Why We Keep What We Keep
Some people see sentiment as clutter. I see it as curation. George isn’t just a toy—I’ve never played with him in decades. But I keep him close because he reminds me of something foundational. Something pure. He represents the very beginning of my ability to soothe myself, to feel safe, to feel loved. He holds all of that in his tiny, flannel-stuffed arms.
He also reminds me of the power of objects to anchor us. Of how the past doesn’t need to be packed away to make room for the present. That you can hold space for who you were and who you are now—at the same time.
Not Just Nostalgia—A Philosophy
It would be easy to dismiss this as sentimentality. But to me, keeping George isn’t about living in the past. It’s about honoring the parts of ourselves that never left. It’s about letting softness remain in a world that asks us to be so hard, so often.

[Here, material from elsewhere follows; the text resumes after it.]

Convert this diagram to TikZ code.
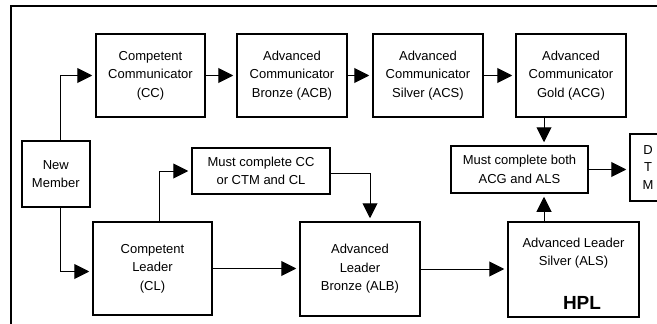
\documentclass[tikz,border=0pt]{standalone}
\usepackage{fontspec}
\setmainfont{Liberation Sans}
\usetikzlibrary{arrows.meta}
\begin{document}
\begin{tikzpicture}[x=1pt, y=-1pt,
    box/.style={draw, line width=1.5pt, align=center, inner sep=0pt,
                font=\fontsize{13}{18.5}\selectfont},
    txt/.style={align=center, inner sep=0pt, font=\fontsize{13}{18.5}\selectfont},
    arr/.style={line width=1pt, -{Triangle[length=15pt,width=15pt]}, shorten >=3pt}]
\useasboundingbox (0,0) rectangle (657,324);
\clip (0,0) rectangle (657,324);
\draw[line width=1.8pt] (11,6) rectangle (680,340);
% top row
\node[box, minimum width=109pt, minimum height=83pt] (cc) at (150.5,75.5) {Competent\\Communicator\\(CC)};
\node[box, minimum width=110pt, minimum height=83pt] (acb) at (292,75.5) {Advanced\\Communicator\\Bronze (ACB)};
\node[box, minimum width=110pt, minimum height=83pt] (acs) at (428,75.5) {Advanced\\Communicator\\Silver (ACS)};
\node[box, minimum width=110pt, minimum height=83pt] (acg) at (571,75.5) {Advanced\\Communicator\\Gold (ACG)};
% middle row
\node[box, minimum width=68pt, minimum height=66pt] (newmem) at (55.8,174) {New\\Member};
\node[box, minimum width=138pt, minimum height=46pt] (mustcc) at (261,171) {Must complete CC\\or CTM and CL};
\node[box, minimum width=137pt, minimum height=47pt] (mustboth) at (519.5,169.5) {Must complete both\\ACG and ALS};
\node[box, minimum width=36pt, minimum height=67pt, font=\fontsize{13}{17.5}\selectfont] (dtm) at (648,167.5) {D\\T\\M};
% bottom row
\node[box, minimum width=119pt, minimum height=93pt] (cl) at (152.5,268.5) {Competent\\Leader\\(CL)};
\node[box, minimum width=120pt, minimum height=94pt] (alb) at (360,269) {Advanced\\Leader\\Bronze (ALB)};
\node[box, minimum width=131pt, minimum height=95pt] (als) at (573.5,269.5) {};
\node[txt] (alstxt) at (573.5,253) {Advanced Leader\\Silver (ALS)};
\node[inner sep=0pt, font=\fontsize{19}{20}\bfseries] (hpl) at (582,303) {HPL};
% connectors
\draw[arr] (cc.east) -- (acb.west);
\draw[arr] (acb.east) -- (acs.west);
\draw[arr] (acs.east) -- (acg.west);
\draw[arr] ([xshift=5pt]newmem.north) |- (cc.west);
\draw[arr] ([xshift=5pt]newmem.south) |- ([yshift=-3pt]cl.west);
\draw[arr] ([xshift=6.5pt]cl.north) |- (mustcc.west);
\draw[arr] ([yshift=-2pt]mustcc.east) -| ([xshift=10pt]alb.north);
\draw[arr] (cl.east) -- (cl.east -| alb.west);
\draw[arr] (alb.east) -- (alb.east -| als.west);
\coordinate (mbtop) at ([xshift=24.5pt]mustboth.north);
\coordinate (mbbot) at ([xshift=24.5pt]mustboth.south);
\draw[arr] (acg.south -| mbtop) -- (mbtop);
\draw[arr] (als.north -| mbbot) -- (mbbot);
\draw[arr] (mustboth.east) -- (mustboth.east -| dtm.west);
\end{tikzpicture}
\end{document}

In my Happily Ever Always™ way of seeing the world, I believe in curating comfort—not just for show, but for the soul. George represents that impulse in its purest form. He doesn’t match the drapes. He doesn’t signal status. But he’s mine. And that’s enough.
What This All Reminds Me
We each have something—or someone—we’ve quietly carried with us. Maybe it’s a book. A letter. A favorite shirt. Or a small stuffed monkey who’s seen you through it all.
What matters isn’t that you kept it. What matters is that you still know why.
And maybe, just maybe, that’s where Happily Ever Always™ begins.